Кроме того, Л.В. Николаев также первым в педагогике музыкального исполнительства определил основной недостаток школ, возглавляемых мастерами исполнительского искусства. Этот недостаток заключается в отсутствии педагогической базы, вследствие чего мастера способны передать ученикам только элементы собственного мастерства и собственное художественное видение мира. В процессе такой работы развитие индивидуальности ученика заменяется подражанием учителю; тормозится их самостоятельность; развитие интеллекта осуществляется бессистемно. Усвоив лишь ряд догматических положений, в слабой мере отражающих особенности личности учителя, ученики в большинстве оказываются неспособными передавать традиции далее. В результате постоянно, из поколения в поколение теряется ценный опыт мастеров исполнительского искусства.
Л.В. Николаев фактически заявил о необходимости того, чтобы музыкант, занимающийся преподаванием, владел не только собственным искусством, но и системой педагогических методов, направленных в первую очередь на развитие разных сторон личности ученика и только как следствие этого – на формирование мастерства.
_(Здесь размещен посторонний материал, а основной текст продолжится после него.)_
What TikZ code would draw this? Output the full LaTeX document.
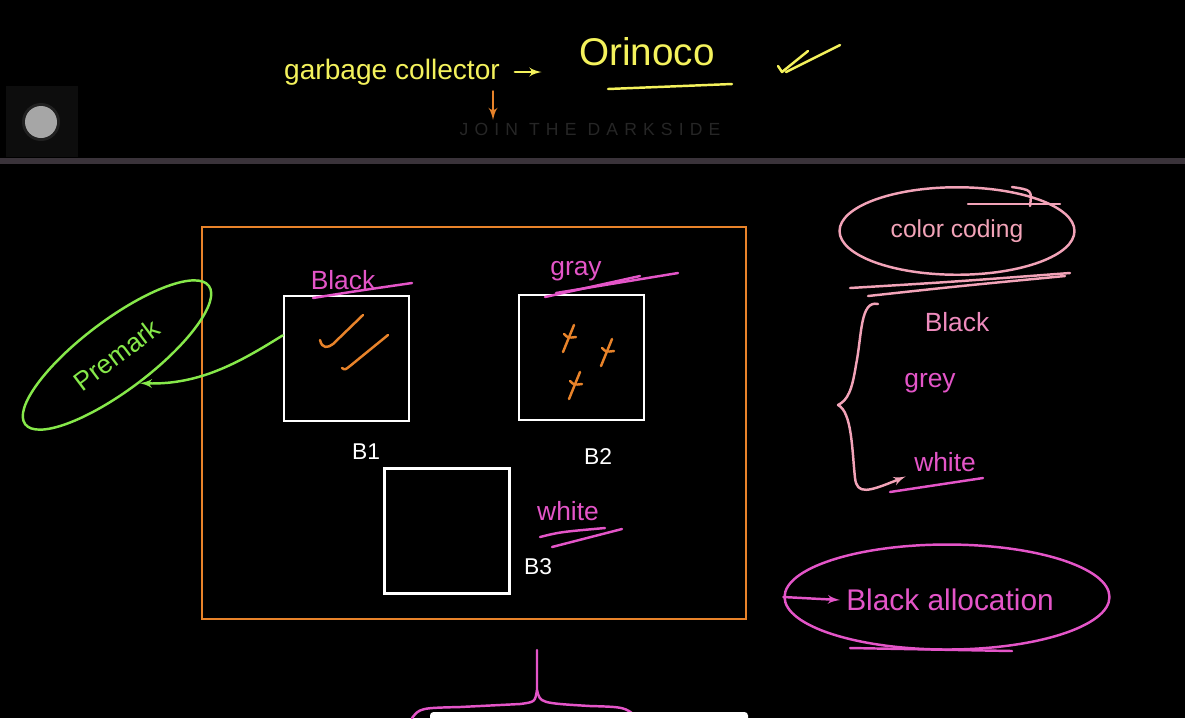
\documentclass[tikz,border=0pt]{standalone}
\usepackage{fontspec}
\setmainfont{Liberation Sans}
\usetikzlibrary{shapes,arrows}
\definecolor{chalkyellow}{HTML}{F4F25C}
\definecolor{heaporange}{HTML}{E8832A}
\definecolor{chalkpink}{HTML}{E455C8}
\definecolor{softpink}{HTML}{F2A3B8}
\definecolor{chalkgreen}{HTML}{86E84A}
\definecolor{barclr}{HTML}{3A333A}
\definecolor{markclr}{HTML}{262626}
\tikzstyle{bucket} = [rectangle, draw=white, line width=1.4pt,
    minimum size=2.5cm, inner sep=0pt]
\tikzstyle{heap} = [rectangle, draw=heaporange, line width=1.4pt,
    minimum width=10.88cm, minimum height=7.84cm]
\tikzstyle{tag} = [text=chalkpink, font=\fontsize{15}{18}\selectfont, inner sep=1pt]
\tikzstyle{boxname} = [text=white, font=\fontsize{13}{16}\selectfont, inner sep=1pt]
\tikzstyle{ink} = [line width=1.4pt, line cap=round, line join=round]
\tikzstyle{line} = [draw, -latex']

\begin{document}
\begin{tikzpicture}[x=0.02cm, y=0.02cm]
	    % Background and toolbar
	    \fill[black] (0,0) rectangle (1185,-718);
	    \useasboundingbox (0,0) rectangle (1185,-718);
	    \fill[barclr] (0,-158) rectangle (1185,-164);
	    \fill[black!95!white] (6,-86) rectangle (78,-157);
	    \fill[gray!25!black] (41,-122) circle (19);
	    \fill[gray!70] (41,-122) circle (16);
	    % Place nodes
	    \node [text=chalkyellow, font=\fontsize{16}{19}\selectfont, anchor=west] (gc) at (278,-72) {garbage collector};
	    \node [text=chalkyellow, font=\fontsize{22}{26}\selectfont] (orinoco) at (647,-52) {Orinoco};
	    \node [text=markclr, font=\fontsize{10}{12}\selectfont\addfontfeature{LetterSpace=35}] (mark) at (590,-129) {JOIN THE DARKSIDE};
	    \coordinate (gcmark) at (493,-120);
	    \node [heap] (heap) at (474,-423) {};
	    \node [bucket] (b1) at (346.5,-358.5) {};
	    \node [bucket] (b2) at (581.5,-357.5) {};
	    \node [bucket] (b3) at (447,-531) {};
	    \node [tag] (black) at (343,-280) {Black};
	    \node [tag] (gray) at (576,-271) {gray};
	    \node [tag] (white) at (568,-511) {white};
	    \node [boxname] (b1name) at (366,-452) {B1};
	    \node [boxname] (b2name) at (598,-457) {B2};
	    \node [boxname] (b3name) at (538,-567) {B3};
	    \node [ellipse, draw=chalkgreen, ink, minimum width=4.6cm, minimum height=1.4cm,
	        rotate=37, text=chalkgreen, font=\fontsize{15}{18}\selectfont] (premark) at (117,-355) {Premark};
	    \node [ellipse, draw=softpink, ink, minimum width=4.7cm, minimum height=1.75cm,
	        text=softpink, font=\fontsize{14}{17}\selectfont] (coding) at (957,-231) {color coding};
	    \node [tag, text=softpink!70!chalkpink] (ccblack) at (957,-322) {Black};
	    \node [tag] (ccgrey) at (930,-383) {grey};
	    \node [tag] (ccwhite) at (945,-462) {white};
	    \coordinate (brtop) at (878,-304);
	    \node [ellipse, draw=chalkpink, ink, minimum width=6.5cm, minimum height=2.1cm] (alloc) at (947,-597) {};
	    \node [text=chalkpink, font=\fontsize{17}{20}\selectfont] (alloctext) at (950,-600) {Black allocation};
	    \coordinate (bracetip) at (537,-650);
	    % Draw edges
	    \path [line, draw=chalkyellow, ink, shorten <=5pt, shorten >=18pt] (gc.east) -- (orinoco.west |- gc.east);
	    \path [line, draw=heaporange, ink] (gcmark |- gc.south) -- (gcmark);
	    \path [line, draw=chalkgreen, ink] (b1.160) .. controls (240,-362) and (200,-385) .. (premark.-88);
	    \path [line, draw=softpink, ink, shorten >=4pt] (brtop) .. controls (860,-300) and (862,-335) .. (856,-365)
	        .. controls (852,-390) and (848,-400) .. (838,-405)
	        .. controls (852,-412) and (852,-450) .. (855,-478)
	        .. controls (857,-495) and (868,-492) .. (ccwhite.south west);
	    \path [line, draw=chalkpink, ink] (alloc.west) -- (alloctext.west);
	    % Hand strokes
	    \draw [chalkyellow, ink] (608,-89) -- (732,-84);
	    \draw [chalkyellow, ink] (778,-66) -- (782,-72) -- (808,-51);
	    \draw [chalkyellow, ink] (786,-72) -- (840,-45);
	    \draw [chalkpink, ink] (313,-298) .. controls (350,-292) .. (412,-283);
	    \draw [chalkpink, ink] (545,-297) -- (640,-276);
	    \draw [chalkpink, ink] (556,-293) -- (678,-273);
	    \draw [chalkpink, ink] (540,-537) .. controls (560,-532) .. (605,-528);
	    \draw [chalkpink, ink] (552,-547) -- (622,-529);
	    \draw [chalkpink, ink] (890,-492) -- (983,-478);
	    \draw [softpink, ink] (850,-288) .. controls (950,-282) .. (1070,-273);
	    \draw [softpink, ink] (868,-296) .. controls (960,-286) .. (1065,-276);
	    \draw [softpink, ink] (968,-204) -- (1060,-204);
	    \draw [softpink, ink] (1030,-206) .. controls (1032,-190) .. (1012,-187);
	    \draw [chalkpink, ink] (850,-648) -- (1012,-651);
	    % Marks inside the buckets
	    \draw [heaporange, ink] (320,-340) .. controls (322,-349) and (328,-348) .. (333,-344) -- (363,-315);
	    \draw [heaporange, ink] (342,-368) .. controls (345,-370) .. (350,-366) -- (388,-335);
	    \foreach \px/\py in {568/-338, 606/-352, 574/-385} {
	        \draw [heaporange, ink] (\px-5,\py-14) -- (\px+6,\py+13);
	        \draw [heaporange, ink] (\px-4,\py+4) .. controls (\px,\py) .. (\px+8,\py+1);
	    }
	    % Bottom brace and bar
	    \draw [chalkpink, ink] (412,-718) .. controls (420,-708) .. (460,-707) -- (520,-704)
	        .. controls (535,-702) .. (bracetip |- 0,-690) -- (bracetip);
	    \draw [chalkpink, ink] (bracetip |- 0,-690) .. controls (540,-703) .. (590,-706)
	        .. controls (625,-707) .. (638,-718);
	    \fill [white, rounded corners=2pt] (430,-712) rectangle (748,-722);
\end{tikzpicture}
\end{document}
Применение им самим продуманной системы таких методов дало блестящие результаты.
Педагогической деятельности мастеров московской фортепианной школы (московской пианистической школы) – К.Н. Игумнова, А. Б. Гольденвейзера, С.Е. Фейнберга, Г.Г. Нейгауза – посвящено большое количество исследований (Д.Д. Благой, В.Ю. Дельсон, Б.Л. Кременштейн, Я.И. Мильштейн, А. А. Николаев, Т.Н. Хлудова, В.Н. Хорошина и др.) В этих исследованиях воссоздается творческий и педагогический облик мастеров московской фортепианной школы, выявляются их индивидуальные манеры и закономерности стиля преподавания. Однако предметом данных исследований является прежде всего творческий и исполнительский облик К.Н. Игумнова, А. Б. Гольденвейзера, С.Е. Фейнберга и Г.Г. Нейгауза, что естественно, так как в историю культуры они вошли в первую очередь как музыканты. Их педагогическая деятельность, во-первых, рассматривается чаще всего как одна из граней творчества мастеров, а не как самостоятельная ценность; во-вторых, при исследовании содержания педагогической деятельности изучаются преимущественно принципы и методы формирования фортепианно-исполнительского мастерства, а не принципы и методы формирования личности. Между тем, на наш взгляд, именно последние принципы и методы особенно важны в педагогическом наследии мастеров московской фортепианной школы.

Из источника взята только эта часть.